The firm now says it expects its full-year results to be below expectations. Sales in the four weeks over Christmas and new year fell five percent compared with the same period in 2019 before Covid struck.
Chief executive Simon Emeny said: “While ongoing strike action will dampen sales, demand from customers remains good and we are optimistic that 2023 will deliver further growth through a busy calendar of events as office workers and tourists continue to return to the capital.”
Pubs and restaurants are grappling with rising costs for everything from labour and food ingredients to energy, at a time when punters are cutting down on spending amid a cost-of-living crunch.
Mr Emeny added: “We are operating in a high inflation environment and that continues to impact our operating costs and margins.
“While some of the costs may be temporary in nature, others – such as the national living wage increase – are more permanent and we are focused on taking action to mitigate these. Although strike action and the cost-of-living crisis create short-term hurdles to our post-pandemic recovery, we remain confident in the resilience of the pub and future opportunity for Fuller’s.”
Sales for the four-week Christmas and New Year period were up by 38 percent on last year, when trade was hit by Covid restrictions and work-from-home guidance.
In its last full-year results before Covid struck, Fullers reported sales of £333million and pre-tax profits of £166.2million.
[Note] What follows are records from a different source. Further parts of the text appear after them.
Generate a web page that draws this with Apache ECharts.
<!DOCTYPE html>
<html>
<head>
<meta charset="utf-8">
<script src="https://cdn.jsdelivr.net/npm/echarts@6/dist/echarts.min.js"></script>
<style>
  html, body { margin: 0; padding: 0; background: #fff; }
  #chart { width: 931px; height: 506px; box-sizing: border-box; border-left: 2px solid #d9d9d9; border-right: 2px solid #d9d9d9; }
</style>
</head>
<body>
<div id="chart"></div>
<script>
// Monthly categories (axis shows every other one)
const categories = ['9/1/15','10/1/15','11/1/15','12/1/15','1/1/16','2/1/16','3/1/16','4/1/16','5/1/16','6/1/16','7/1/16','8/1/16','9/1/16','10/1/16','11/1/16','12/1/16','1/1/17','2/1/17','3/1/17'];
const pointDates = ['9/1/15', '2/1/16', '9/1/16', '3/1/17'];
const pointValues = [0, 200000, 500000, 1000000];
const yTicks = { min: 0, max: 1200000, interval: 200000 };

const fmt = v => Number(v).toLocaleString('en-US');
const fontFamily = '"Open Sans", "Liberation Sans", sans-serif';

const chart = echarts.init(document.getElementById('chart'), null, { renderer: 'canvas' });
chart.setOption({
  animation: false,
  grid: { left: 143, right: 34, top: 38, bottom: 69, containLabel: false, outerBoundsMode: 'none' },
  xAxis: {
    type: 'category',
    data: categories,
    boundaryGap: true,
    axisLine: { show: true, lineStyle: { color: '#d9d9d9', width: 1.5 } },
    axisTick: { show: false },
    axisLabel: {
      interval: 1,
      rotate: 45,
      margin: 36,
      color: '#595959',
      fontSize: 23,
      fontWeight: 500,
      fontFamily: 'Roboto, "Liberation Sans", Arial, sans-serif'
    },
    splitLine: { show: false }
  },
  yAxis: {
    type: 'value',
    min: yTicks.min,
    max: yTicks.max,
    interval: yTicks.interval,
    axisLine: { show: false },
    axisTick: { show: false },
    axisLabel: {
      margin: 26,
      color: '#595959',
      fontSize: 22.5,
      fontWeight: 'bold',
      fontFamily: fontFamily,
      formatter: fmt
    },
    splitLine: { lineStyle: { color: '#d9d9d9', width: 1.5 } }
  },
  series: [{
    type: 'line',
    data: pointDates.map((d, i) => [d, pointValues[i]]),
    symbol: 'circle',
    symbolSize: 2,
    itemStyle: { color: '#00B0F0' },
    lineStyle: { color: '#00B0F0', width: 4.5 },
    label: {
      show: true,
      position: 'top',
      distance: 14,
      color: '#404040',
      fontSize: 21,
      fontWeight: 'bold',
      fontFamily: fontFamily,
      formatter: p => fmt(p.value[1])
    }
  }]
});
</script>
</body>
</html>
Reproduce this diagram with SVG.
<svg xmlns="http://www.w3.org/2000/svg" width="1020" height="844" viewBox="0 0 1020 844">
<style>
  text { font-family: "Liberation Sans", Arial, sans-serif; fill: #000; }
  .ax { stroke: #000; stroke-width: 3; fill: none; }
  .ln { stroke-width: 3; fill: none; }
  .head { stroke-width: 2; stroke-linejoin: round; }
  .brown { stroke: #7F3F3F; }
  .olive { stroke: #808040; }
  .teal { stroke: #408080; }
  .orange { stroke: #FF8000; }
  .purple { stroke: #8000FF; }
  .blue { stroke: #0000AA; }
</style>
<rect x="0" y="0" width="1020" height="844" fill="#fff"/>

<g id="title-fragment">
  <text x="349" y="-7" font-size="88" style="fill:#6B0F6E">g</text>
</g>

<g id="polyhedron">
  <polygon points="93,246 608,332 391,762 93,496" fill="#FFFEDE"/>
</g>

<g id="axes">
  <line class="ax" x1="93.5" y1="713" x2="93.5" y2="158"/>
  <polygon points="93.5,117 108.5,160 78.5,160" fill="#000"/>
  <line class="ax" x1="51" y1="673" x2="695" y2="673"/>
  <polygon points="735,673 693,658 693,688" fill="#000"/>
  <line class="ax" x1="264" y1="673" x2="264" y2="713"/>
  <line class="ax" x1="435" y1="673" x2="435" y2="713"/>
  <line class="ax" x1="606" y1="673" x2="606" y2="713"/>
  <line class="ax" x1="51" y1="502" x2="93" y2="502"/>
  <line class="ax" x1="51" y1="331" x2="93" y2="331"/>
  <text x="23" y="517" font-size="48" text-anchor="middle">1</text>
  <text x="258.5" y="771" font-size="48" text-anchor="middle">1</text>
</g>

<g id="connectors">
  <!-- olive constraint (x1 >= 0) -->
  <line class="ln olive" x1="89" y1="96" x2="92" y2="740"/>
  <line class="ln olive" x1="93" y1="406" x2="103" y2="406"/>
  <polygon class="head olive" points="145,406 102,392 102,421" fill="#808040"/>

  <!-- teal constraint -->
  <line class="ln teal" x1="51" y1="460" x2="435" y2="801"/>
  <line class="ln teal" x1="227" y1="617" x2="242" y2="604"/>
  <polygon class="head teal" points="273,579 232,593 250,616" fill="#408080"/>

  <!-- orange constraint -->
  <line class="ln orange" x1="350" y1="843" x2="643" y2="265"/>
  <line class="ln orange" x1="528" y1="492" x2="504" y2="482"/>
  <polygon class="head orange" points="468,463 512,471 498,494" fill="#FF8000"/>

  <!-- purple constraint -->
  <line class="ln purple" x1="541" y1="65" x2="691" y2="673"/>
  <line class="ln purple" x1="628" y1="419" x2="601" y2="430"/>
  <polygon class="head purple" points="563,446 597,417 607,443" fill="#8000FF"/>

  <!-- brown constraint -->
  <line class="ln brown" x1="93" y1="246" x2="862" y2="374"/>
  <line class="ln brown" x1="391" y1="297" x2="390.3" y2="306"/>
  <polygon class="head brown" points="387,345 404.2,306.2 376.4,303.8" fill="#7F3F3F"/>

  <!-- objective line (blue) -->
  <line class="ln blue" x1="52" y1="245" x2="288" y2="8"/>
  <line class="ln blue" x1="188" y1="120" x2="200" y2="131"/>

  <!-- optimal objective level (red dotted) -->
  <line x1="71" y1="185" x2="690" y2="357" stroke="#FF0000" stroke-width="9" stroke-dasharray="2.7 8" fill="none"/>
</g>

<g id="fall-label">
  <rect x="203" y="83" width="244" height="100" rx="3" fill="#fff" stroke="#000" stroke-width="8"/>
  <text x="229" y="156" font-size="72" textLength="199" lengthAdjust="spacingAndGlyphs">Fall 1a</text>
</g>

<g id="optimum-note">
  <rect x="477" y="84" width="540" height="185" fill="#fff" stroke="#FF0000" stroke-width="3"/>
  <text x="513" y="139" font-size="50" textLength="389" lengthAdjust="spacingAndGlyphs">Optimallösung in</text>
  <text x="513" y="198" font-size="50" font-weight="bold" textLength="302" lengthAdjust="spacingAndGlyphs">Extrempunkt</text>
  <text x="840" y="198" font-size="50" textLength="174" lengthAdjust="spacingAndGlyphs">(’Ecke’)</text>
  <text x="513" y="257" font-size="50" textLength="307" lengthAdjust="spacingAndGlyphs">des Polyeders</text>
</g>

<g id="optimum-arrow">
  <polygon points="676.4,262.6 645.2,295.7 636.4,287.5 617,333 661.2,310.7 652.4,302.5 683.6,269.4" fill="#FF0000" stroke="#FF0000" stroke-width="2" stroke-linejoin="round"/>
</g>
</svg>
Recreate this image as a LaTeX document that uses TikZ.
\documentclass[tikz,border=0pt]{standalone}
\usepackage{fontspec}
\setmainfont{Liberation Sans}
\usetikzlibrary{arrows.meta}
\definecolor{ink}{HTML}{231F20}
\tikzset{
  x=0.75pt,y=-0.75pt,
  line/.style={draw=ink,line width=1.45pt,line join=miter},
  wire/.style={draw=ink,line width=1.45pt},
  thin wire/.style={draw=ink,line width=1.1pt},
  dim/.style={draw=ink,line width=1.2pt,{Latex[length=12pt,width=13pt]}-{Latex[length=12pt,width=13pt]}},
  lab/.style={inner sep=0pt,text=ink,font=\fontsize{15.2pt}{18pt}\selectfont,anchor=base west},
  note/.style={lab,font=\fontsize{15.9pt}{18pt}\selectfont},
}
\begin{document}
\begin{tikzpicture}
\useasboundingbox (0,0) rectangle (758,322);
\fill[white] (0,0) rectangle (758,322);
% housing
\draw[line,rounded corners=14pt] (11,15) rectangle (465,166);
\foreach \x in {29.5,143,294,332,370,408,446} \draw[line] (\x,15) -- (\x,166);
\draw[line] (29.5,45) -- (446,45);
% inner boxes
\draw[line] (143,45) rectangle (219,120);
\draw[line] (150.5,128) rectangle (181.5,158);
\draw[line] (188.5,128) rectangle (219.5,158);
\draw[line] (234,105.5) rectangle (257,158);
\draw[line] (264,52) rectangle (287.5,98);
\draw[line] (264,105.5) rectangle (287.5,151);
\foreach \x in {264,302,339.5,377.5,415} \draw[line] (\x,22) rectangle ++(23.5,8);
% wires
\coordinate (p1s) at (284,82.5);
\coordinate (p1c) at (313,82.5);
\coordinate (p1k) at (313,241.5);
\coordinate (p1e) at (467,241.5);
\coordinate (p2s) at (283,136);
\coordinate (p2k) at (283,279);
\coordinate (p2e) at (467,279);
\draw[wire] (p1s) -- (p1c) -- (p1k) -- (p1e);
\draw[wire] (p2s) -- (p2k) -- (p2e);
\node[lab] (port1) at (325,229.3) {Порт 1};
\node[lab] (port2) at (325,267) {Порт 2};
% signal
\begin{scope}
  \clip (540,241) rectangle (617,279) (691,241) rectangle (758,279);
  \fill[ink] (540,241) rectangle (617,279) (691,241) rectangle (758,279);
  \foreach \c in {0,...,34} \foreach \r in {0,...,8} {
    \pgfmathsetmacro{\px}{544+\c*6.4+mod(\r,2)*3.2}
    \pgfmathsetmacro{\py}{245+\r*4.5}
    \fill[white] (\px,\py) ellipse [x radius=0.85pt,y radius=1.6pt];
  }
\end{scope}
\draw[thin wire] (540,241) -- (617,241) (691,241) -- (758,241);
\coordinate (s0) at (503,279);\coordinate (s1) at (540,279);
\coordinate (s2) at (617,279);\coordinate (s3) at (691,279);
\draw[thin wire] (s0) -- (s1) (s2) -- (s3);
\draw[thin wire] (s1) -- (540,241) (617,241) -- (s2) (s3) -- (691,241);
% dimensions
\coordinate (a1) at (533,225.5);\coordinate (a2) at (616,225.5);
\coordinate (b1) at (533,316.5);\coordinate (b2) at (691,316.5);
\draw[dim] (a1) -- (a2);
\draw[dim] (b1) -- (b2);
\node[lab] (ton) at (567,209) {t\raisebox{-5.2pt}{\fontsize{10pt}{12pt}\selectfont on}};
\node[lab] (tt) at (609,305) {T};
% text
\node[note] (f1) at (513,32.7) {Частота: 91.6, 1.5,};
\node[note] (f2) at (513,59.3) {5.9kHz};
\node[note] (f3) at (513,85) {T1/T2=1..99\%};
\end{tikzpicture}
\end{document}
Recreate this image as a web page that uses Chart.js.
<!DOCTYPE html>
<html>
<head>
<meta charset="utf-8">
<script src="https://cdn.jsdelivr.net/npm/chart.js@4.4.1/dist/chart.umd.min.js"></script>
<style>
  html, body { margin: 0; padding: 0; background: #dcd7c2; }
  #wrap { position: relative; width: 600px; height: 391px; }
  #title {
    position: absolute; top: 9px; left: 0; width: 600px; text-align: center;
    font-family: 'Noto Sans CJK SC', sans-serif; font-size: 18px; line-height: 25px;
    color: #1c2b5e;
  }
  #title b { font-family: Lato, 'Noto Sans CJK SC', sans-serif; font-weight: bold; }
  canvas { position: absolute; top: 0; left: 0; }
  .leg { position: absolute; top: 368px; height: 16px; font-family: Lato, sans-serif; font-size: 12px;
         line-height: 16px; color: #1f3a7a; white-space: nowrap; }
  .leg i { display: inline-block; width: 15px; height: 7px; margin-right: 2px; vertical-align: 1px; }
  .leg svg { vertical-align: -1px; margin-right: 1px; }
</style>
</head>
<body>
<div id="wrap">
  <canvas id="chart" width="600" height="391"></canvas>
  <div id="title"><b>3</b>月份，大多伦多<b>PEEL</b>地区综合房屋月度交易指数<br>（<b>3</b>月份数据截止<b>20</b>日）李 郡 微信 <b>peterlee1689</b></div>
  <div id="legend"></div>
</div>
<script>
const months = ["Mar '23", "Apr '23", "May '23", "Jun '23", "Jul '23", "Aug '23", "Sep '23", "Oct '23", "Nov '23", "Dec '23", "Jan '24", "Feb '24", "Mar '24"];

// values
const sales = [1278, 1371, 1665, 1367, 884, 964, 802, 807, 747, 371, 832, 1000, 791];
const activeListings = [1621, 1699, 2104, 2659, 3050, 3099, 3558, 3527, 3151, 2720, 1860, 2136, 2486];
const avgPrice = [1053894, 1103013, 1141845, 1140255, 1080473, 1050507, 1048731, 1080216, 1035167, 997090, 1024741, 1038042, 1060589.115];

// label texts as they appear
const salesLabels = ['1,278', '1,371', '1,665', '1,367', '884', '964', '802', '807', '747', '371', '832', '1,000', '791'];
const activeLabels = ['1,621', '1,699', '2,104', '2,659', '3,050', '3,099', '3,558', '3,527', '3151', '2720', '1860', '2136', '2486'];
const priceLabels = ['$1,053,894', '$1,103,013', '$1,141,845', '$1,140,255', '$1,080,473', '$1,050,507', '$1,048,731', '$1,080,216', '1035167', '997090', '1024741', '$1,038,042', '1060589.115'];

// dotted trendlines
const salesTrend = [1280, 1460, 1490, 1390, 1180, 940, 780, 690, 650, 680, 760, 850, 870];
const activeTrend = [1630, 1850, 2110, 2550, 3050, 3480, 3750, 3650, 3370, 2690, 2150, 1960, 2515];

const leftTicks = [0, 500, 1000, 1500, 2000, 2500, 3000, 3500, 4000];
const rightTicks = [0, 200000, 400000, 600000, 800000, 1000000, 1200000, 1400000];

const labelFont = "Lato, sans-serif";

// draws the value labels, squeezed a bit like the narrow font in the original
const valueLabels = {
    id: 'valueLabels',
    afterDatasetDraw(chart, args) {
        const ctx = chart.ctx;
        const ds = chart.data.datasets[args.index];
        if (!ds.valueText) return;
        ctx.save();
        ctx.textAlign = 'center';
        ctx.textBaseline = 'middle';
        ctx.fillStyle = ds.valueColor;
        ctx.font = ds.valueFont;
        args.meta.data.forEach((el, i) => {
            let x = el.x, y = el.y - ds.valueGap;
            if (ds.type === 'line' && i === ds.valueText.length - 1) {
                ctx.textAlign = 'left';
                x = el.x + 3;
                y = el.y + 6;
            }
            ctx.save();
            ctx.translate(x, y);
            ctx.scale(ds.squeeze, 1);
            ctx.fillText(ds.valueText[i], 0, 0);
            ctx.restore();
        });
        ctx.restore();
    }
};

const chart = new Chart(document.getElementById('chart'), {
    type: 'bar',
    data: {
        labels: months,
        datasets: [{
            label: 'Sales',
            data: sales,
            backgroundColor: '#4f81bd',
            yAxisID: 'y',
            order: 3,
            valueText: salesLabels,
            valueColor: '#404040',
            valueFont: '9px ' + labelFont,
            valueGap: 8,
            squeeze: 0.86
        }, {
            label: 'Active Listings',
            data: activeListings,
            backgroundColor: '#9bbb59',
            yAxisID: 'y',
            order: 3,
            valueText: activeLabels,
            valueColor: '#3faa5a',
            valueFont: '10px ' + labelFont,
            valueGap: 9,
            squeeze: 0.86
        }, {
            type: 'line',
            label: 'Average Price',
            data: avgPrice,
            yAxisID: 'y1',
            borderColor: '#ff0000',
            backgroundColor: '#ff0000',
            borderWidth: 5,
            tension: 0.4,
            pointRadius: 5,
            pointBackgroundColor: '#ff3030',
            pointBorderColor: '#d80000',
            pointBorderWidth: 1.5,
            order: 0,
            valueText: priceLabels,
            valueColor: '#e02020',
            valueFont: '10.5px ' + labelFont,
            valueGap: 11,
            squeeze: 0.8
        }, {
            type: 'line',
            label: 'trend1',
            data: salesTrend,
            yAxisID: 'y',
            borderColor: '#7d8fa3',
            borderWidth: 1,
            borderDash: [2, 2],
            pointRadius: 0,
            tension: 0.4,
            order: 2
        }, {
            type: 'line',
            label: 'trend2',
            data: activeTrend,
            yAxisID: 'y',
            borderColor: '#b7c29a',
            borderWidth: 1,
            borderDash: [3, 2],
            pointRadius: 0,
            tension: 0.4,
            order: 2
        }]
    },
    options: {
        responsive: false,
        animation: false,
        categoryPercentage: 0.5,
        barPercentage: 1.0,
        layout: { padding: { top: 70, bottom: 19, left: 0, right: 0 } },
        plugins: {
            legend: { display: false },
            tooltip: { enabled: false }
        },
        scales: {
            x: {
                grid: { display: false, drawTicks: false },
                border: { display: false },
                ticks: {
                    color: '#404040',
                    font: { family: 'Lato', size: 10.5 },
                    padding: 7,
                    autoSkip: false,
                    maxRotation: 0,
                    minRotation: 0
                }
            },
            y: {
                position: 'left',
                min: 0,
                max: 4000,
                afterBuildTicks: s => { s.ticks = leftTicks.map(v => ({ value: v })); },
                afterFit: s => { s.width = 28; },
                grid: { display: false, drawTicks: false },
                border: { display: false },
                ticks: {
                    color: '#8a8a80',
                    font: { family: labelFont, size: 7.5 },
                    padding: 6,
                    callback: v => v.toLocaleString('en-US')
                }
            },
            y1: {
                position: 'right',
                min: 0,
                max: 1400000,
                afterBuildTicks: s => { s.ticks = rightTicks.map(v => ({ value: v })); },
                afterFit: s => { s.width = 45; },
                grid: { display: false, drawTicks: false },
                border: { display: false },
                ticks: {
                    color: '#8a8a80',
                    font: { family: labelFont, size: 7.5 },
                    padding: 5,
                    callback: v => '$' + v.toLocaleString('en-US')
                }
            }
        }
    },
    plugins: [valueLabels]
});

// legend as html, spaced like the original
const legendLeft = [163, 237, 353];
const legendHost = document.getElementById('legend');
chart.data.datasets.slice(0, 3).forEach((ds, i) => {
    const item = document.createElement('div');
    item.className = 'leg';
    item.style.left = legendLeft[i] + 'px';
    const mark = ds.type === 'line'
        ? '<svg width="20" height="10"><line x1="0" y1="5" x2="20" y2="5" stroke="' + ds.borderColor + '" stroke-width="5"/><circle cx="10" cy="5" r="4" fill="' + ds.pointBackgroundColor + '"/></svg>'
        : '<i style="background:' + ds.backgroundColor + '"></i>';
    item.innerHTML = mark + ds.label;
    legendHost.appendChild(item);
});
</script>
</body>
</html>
Fuller’s, based in Chiswick, west London, has almost 400 pubs, mainly in the south of England with more than 40 percent within the M25.
In 2019 it sold its historic brewing business – best known for London Pride ale – in a deal with Japanese drinks giant Asahi in order to focus on pubs and hotels.
Russ Mould, investment director at broker AJ Bell, said: “With more train strikes on the cards, there is little that Fuller’s can do apart from hope there is an imminent resolution to the fight over transport worker pay.”